• **WHAT TO PRODUCE**
Restate the data word for word and leave the images out.

(Records with drawing code)
■ ■ ■ ■ ■

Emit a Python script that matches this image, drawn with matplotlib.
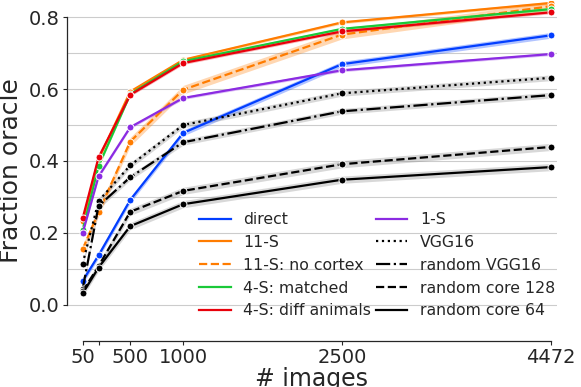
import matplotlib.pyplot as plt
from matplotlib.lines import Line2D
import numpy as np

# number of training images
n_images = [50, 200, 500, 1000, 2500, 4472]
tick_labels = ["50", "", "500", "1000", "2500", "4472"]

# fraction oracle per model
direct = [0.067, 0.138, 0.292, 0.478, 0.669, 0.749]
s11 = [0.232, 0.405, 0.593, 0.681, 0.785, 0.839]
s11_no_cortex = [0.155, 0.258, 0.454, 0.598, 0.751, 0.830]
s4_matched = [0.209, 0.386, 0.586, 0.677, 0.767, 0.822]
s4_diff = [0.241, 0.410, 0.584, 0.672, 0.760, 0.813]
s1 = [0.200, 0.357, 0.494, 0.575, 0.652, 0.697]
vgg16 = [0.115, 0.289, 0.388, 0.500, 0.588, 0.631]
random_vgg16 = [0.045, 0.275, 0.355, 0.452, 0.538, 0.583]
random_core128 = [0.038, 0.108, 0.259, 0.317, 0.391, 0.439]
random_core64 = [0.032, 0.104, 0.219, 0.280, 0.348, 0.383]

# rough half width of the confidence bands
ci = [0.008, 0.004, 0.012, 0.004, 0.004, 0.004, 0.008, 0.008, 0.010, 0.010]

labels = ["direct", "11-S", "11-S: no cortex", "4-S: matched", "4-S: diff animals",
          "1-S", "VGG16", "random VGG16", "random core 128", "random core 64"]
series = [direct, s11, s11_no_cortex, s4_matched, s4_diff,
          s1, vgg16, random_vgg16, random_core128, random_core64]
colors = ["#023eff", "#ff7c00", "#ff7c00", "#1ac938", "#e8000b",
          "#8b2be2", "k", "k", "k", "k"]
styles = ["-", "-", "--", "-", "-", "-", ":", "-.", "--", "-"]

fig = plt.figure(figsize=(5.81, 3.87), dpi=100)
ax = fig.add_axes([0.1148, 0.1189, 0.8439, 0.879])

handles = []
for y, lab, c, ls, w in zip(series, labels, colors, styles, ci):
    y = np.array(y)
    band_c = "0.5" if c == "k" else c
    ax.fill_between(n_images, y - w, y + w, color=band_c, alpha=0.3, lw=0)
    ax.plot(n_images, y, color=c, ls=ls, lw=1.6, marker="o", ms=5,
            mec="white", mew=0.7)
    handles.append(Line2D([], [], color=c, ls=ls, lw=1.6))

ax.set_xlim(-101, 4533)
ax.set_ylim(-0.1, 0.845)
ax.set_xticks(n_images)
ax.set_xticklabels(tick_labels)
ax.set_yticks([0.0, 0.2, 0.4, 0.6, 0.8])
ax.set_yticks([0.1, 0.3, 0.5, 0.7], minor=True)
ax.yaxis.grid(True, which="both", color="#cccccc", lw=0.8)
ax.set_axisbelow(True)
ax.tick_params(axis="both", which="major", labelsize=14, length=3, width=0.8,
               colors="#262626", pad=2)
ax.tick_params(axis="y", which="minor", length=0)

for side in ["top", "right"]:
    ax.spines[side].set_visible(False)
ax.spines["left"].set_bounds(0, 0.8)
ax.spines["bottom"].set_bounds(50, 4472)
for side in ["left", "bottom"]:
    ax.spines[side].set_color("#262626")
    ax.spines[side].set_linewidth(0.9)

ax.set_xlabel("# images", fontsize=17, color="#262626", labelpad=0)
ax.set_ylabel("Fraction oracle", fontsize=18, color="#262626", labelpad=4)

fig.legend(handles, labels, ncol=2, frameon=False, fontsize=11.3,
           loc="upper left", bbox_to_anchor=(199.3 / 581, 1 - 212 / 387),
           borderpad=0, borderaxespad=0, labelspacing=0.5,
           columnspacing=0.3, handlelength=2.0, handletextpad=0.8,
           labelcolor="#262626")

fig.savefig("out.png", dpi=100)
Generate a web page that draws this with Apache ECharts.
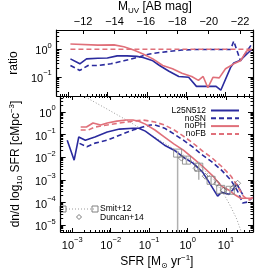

■ ■ ■ ■ ■

• **EXPECTED ANSWER**
Emit a Python script that matches this image, drawn with matplotlib.
import matplotlib.pyplot as plt
from matplotlib.lines import Line2D
import numpy as np

# number of training images
n_images = [50, 200, 500, 1000, 2500, 4472]
tick_labels = ["50", "", "500", "1000", "2500", "4472"]

# fraction oracle per model
direct = [0.067, 0.138, 0.292, 0.478, 0.669, 0.749]
s11 = [0.232, 0.405, 0.593, 0.681, 0.785, 0.839]
s11_no_cortex = [0.155, 0.258, 0.454, 0.598, 0.751, 0.830]
s4_matched = [0.209, 0.386, 0.586, 0.677, 0.767, 0.822]
s4_diff = [0.241, 0.410, 0.584, 0.672, 0.760, 0.813]
s1 = [0.200, 0.357, 0.494, 0.575, 0.652, 0.697]
vgg16 = [0.115, 0.289, 0.388, 0.500, 0.588, 0.631]
random_vgg16 = [0.045, 0.275, 0.355, 0.452, 0.538, 0.583]
random_core128 = [0.038, 0.108, 0.259, 0.317, 0.391, 0.439]
random_core64 = [0.032, 0.104, 0.219, 0.280, 0.348, 0.383]

# rough half width of the confidence bands
ci = [0.008, 0.004, 0.012, 0.004, 0.004, 0.004, 0.008, 0.008, 0.010, 0.010]

labels = ["direct", "11-S", "11-S: no cortex", "4-S: matched", "4-S: diff animals",
          "1-S", "VGG16", "random VGG16", "random core 128", "random core 64"]
series = [direct, s11, s11_no_cortex, s4_matched, s4_diff,
          s1, vgg16, random_vgg16, random_core128, random_core64]
colors = ["#023eff", "#ff7c00", "#ff7c00", "#1ac938", "#e8000b",
          "#8b2be2", "k", "k", "k", "k"]
styles = ["-", "-", "--", "-", "-", "-", ":", "-.", "--", "-"]

fig = plt.figure(figsize=(5.81, 3.87), dpi=100)
ax = fig.add_axes([0.1148, 0.1189, 0.8439, 0.879])

handles = []
for y, lab, c, ls, w in zip(series, labels, colors, styles, ci):
    y = np.array(y)
    band_c = "0.5" if c == "k" else c
    ax.fill_between(n_images, y - w, y + w, color=band_c, alpha=0.3, lw=0)
    ax.plot(n_images, y, color=c, ls=ls, lw=1.6, marker="o", ms=5,
            mec="white", mew=0.7)
    handles.append(Line2D([], [], color=c, ls=ls, lw=1.6))

ax.set_xlim(-101, 4533)
ax.set_ylim(-0.1, 0.845)
ax.set_xticks(n_images)
ax.set_xticklabels(tick_labels)
ax.set_yticks([0.0, 0.2, 0.4, 0.6, 0.8])
ax.set_yticks([0.1, 0.3, 0.5, 0.7], minor=True)
ax.yaxis.grid(True, which="both", color="#cccccc", lw=0.8)
ax.set_axisbelow(True)
ax.tick_params(axis="both", which="major", labelsize=14, length=3, width=0.8,
               colors="#262626", pad=2)
ax.tick_params(axis="y", which="minor", length=0)

for side in ["top", "right"]:
    ax.spines[side].set_visible(False)
ax.spines["left"].set_bounds(0, 0.8)
ax.spines["bottom"].set_bounds(50, 4472)
for side in ["left", "bottom"]:
    ax.spines[side].set_color("#262626")
    ax.spines[side].set_linewidth(0.9)

ax.set_xlabel("# images", fontsize=17, color="#262626", labelpad=0)
ax.set_ylabel("Fraction oracle", fontsize=18, color="#262626", labelpad=4)

fig.legend(handles, labels, ncol=2, frameon=False, fontsize=11.3,
           loc="upper left", bbox_to_anchor=(199.3 / 581, 1 - 212 / 387),
           borderpad=0, borderaxespad=0, labelspacing=0.5,
           columnspacing=0.3, handlelength=2.0, handletextpad=0.8,
           labelcolor="#262626")

fig.savefig("out.png", dpi=100)
Generate a web page that draws this with Apache ECharts.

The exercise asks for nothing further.